Y el tercer factor que citaré es la incapacidad de reformar la Constitución para adaptarla a los desafíos políticos que se han abierto en los últimos años. Porque si exceptuamos al Gobierno y sus portavoces oficiales u oficiosos, lo cierto es que hay un consenso creciente sobre la necesidad de reformar la Constitución. Y ello no tanto por lo que se refiere a la cuestión sucesoria como por todo cuanto respecta a la distribución territorial del poder. Aquí la clave reside en la injusticia que perciben los catalanes al advertir que se les niegan los privilegios forales que detentan vascos y navarros sin mejores derechos que ellos.
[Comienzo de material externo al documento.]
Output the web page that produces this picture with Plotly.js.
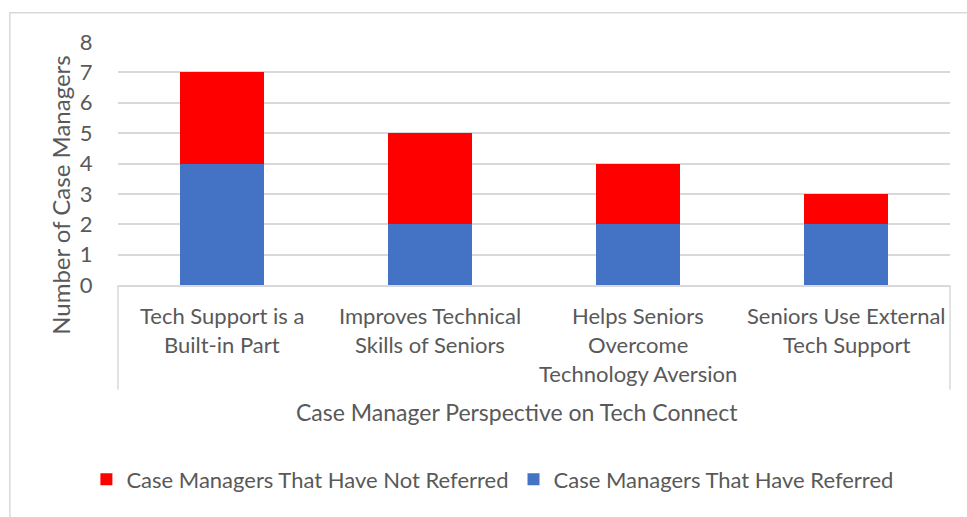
<!DOCTYPE html>
<html>
<head>
<meta charset="utf-8">
<script src="https://cdn.plot.ly/plotly-3.0.1.min.js"></script>
<style>
html,body{margin:0;padding:0;background:#fff;}
#chart{width:967px;height:517px;}
</style>
</head>
<body>
<div id="chart"></div>
<script>
// ---- data ----
var categories = [
  "Tech Support is a Built-in Part",
  "Improves Technical Skills of Seniors",
  "Helps Seniors Overcome Technology Aversion",
  "Seniors Use External Tech Support"
];
var categoryLines = [
  ["Tech Support is a", "Built-in Part"],
  ["Improves Technical", "Skills of Seniors"],
  ["Helps Seniors", "Overcome", "Technology Aversion"],
  ["Seniors Use External", "Tech Support"]
];
var referred = [4, 2, 2, 2];
var notReferred = [3, 3, 2, 1];
var seriesNames = ["Case Managers That Have Referred", "Case Managers That Have Not Referred"];
var yTicks = [0, 1, 2, 3, 4, 5, 6, 7, 8];
var xTitle = "Case Manager Perspective on Tech Connect";
var yTitle = "Number of Case Managers";

// ---- styles ----
var FONT = "Lato, 'Open Sans', sans-serif";
var TXT = "#595959";
var GRID = "#d9d9d9";

var traces = [
  {type: "bar", name: seriesNames[0], x: categories, y: referred,
   marker: {color: "#4472C4"}, hoverinfo: "x+y+name"},
  {type: "bar", name: seriesNames[1], x: categories, y: notReferred,
   marker: {color: "#FF0000"}, hoverinfo: "x+y+name"}
];

var annotations = [];
categoryLines.forEach(function (lines, ci) {
  lines.forEach(function (ln, li) {
    annotations.push({
      xref: "x", yref: "paper", x: categories[ci], y: 0,
      yanchor: "middle", xanchor: "center",
      yshift: -30 - li * 29,
      text: ln, showarrow: false,
      font: {family: FONT, size: 22, color: TXT}
    });
  });
});
annotations.push({
  xref: "paper", yref: "paper", x: 0.479, y: 0, yshift: -127,
  yanchor: "middle", xanchor: "center", text: xTitle, showarrow: false,
  font: {family: FONT, size: 23, color: TXT}
});
annotations.push({
  xref: "paper", yref: "paper", x: -0.07, y: 0.37,
  xanchor: "center", yanchor: "middle", textangle: -90, text: yTitle, showarrow: false,
  font: {family: FONT, size: 24, color: TXT}
});

var shapes = [
  // outer chart border (left + top visible)
  {type: "rect", xref: "paper", yref: "paper", x0: -0.13, x1: 1.1, y0: -1.2, y1: 1.12,
   line: {color: "#d9d9d9", width: 1.5}, fillcolor: "rgba(0,0,0,0)", layer: "below"},
  // category-axis boundary lines
  {type: "line", xref: "paper", yref: "paper", x0: 0, x1: 0, y0: 0, y1: -0.43,
   line: {color: GRID, width: 1.5}},
  {type: "line", xref: "paper", yref: "paper", x0: 1, x1: 1, y0: 0, y1: -0.43,
   line: {color: GRID, width: 1.5}}
];

var layout = {
  width: 967, height: 517,
  margin: {l: 118, r: 17, t: 42, b: 232, autoexpand: false},
  paper_bgcolor: "#ffffff", plot_bgcolor: "#ffffff",
  barmode: "stack", bargap: 0.595,
  showlegend: true,
  legend: {orientation: "h", x: 0.450, xanchor: "center", y: -0.80, yanchor: "middle",
           traceorder: "reversed", itemwidth: 30, tracegroupgap: 0,
           font: {family: FONT, size: 22, color: TXT}},
  xaxis: {type: "category", showticklabels: false, ticks: "", showgrid: false,
          showline: true, linecolor: GRID, linewidth: 1.5, zeroline: false, fixedrange: true},
  yaxis: {range: [0, 8], tickmode: "array", tickvals: yTicks, ticktext: yTicks.map(String),
          showgrid: true, gridcolor: GRID, gridwidth: 1.5, zeroline: false,
          showline: false, ticks: "outside", ticklen: 20, tickcolor: "rgba(0,0,0,0)",
          tickfont: {family: FONT, size: 22, color: TXT}, fixedrange: true},
  annotations: annotations,
  shapes: shapes
};

Plotly.newPlot("chart", traces, layout, {displayModeBar: false, staticPlot: false});
</script>
</body>
</html>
Y relacionada con la cuestión territorial está la necesidad de reformar el sistema electoral, que distorsiona la representación proporcional privilegiando el bipartidismo mayoritario en las provincias menos pobladas.

Pero no hay posibilidad de alcanzar el consenso político necesario para reformar la Constitución. De ahí que haya surgido un creciente escepticismo anticonstitucional, que está erosionando y amenaza con hacer quebrar el anterior consenso ciudadano que había en torno a la Constitución como único factor de cohesión social en un país tan fracturado como España. Al final del siglo anterior se abrigó la ilusión de que podría generalizarse un cierto patriotismo constitucional, capaz de disolver las fracturas sociales y territoriales. Pero hoy ya no quedan esperanzas de que pueda ser así, pues la falta de consenso político está socavando el consenso ciudadano, lo que a su vez agudiza la creciente fractura política. ¿Cómo romper el círculo vicioso que nos ha atrapado?